Starting the 1000R is just like firing up the roadbike – turn the key and hit the starter, and you’re away. But the roar from the full Yoshi pipe tells you this is no standard Suzuki. It sounds impressive and all businesslike but remains vibration-free.
Heading out for the first time on the racebike left me gobsmacked on so many levels.
The most obvious improvement over the production machine is just how well the reflashed ECU works. The standard Suzuki has an extremely good electronic set-up, but the team obviously spent many hours making the racebike perfect.

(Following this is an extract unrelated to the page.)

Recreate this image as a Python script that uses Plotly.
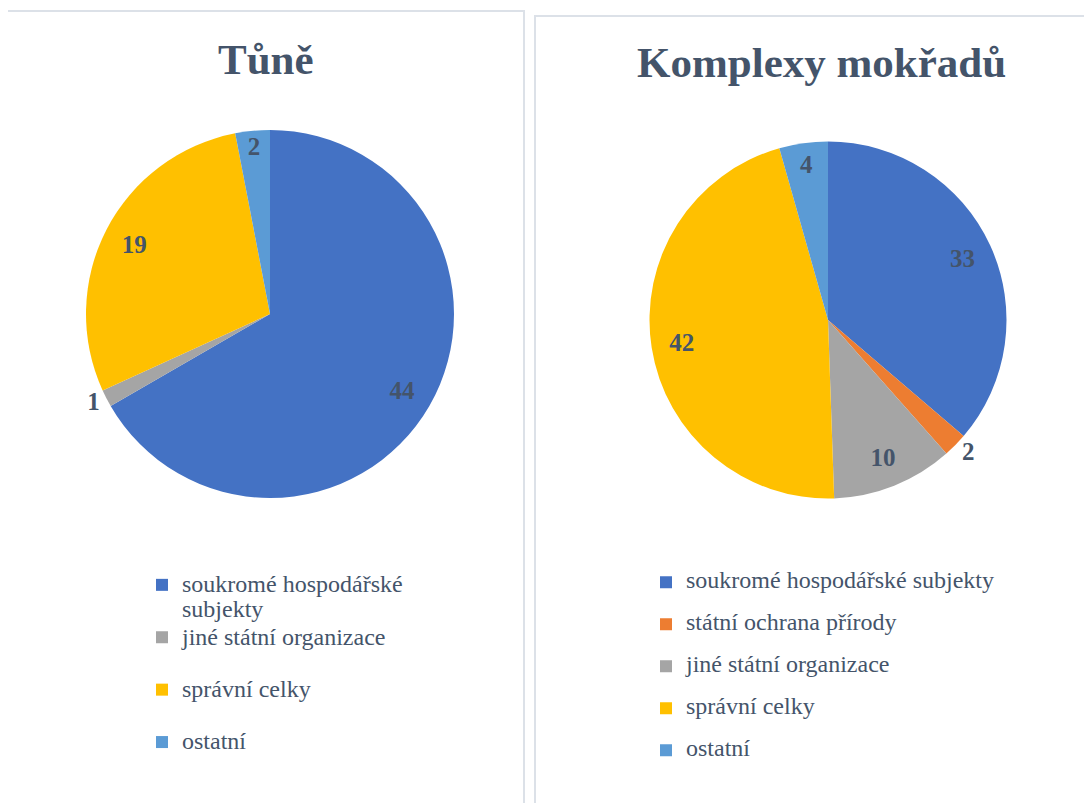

I’m very fussy when it comes to the way a bike picks up the throttle, and at all openings in all gears this bike will be hard to improve next year, not only in the acceleration but also the deceleration mapping. The throttle didn’t automatically open excessively so there was no pushing into the corners, just a flawless system working at its maximum.
Coming out of the final turn at Wakefield was so much easier than on the standard bike, mainly due to the feel the electronic settings provide. Under acceleration there was an instant connection with the torque of the bike, which made it easy for me to feel the rear wheel grip, and as I twisted harder the bike just picked up and took off like a rocket.
The wheelie control is also racier than on the standard setting. Instead of coming up and popping down quickly, slowing forward motion, the race system hovers a bit more, allowing the bike to shoot forward without slowing. Combined with a longer than standard wheelbase, that made for a very predictable ride, even over bumpy surfaces.
The auto-blipper downshift isn’t yet fitted to the racebike (and probably won’t be until the team gets its full kit ECU next year) because there wasn’t enough time to perfect the setting to work on the absolute limit of adhesion.
With the team being put together in such a rush, and the need to play it safe, they also opted to fit proven Öhlins cartridges up front inside the Showa BFF fork, which is new on the market.
I have to praise the Suzuki’s braking ability. It didn’t matter how hard I pulled the front brake lever, the bike tracked true and stable while maintaining complete control. It was also possible to go from hard braking to the tip-in phase of corner entry without a massive change in geometry, meaning smooth tip-ins are pretty much guaranteed every corner.
The rear end is also covered by an Öhlins TTX mounted to the standard link, and it provides the great support you would expect from such high-quality gear. There was no feeling of squat and I never felt I was running wide.
I’ve rarely ridden near-perfect superbikes – perhaps some factory Ducatis and BMWs – and many strong contenders fall down on the crucial points of turning and edge grip. Perhaps this would be the Suzuki’s weakness? But no, even on the slippery Wakefield surface it turned on a dime and after 15 laps the rear Pirelli SC1 tyre still felt like new.
On my in lap I was thinking just how good this bike had been on the track. Frankly, I was dumbfounded because it’s pretty much standard apart from a few bolt-ons and careful setting up. Clearly it’s made of very good stock.
Overall, this is the best all-round superbike I’ve ridden in a long time. It ticks all the boxes: speed, agility and the much-needed stability to back up the package.
But it’s the ability to work well straight out of the box that has perhaps proven to be its strongest asset. The fact that I rode with the Phillip Island settings at a completely contrasting venue, and it worked, is a testament to the bike and the team behind it. There’s always room for improvement, but that will just be the cream because this bike is already on the money.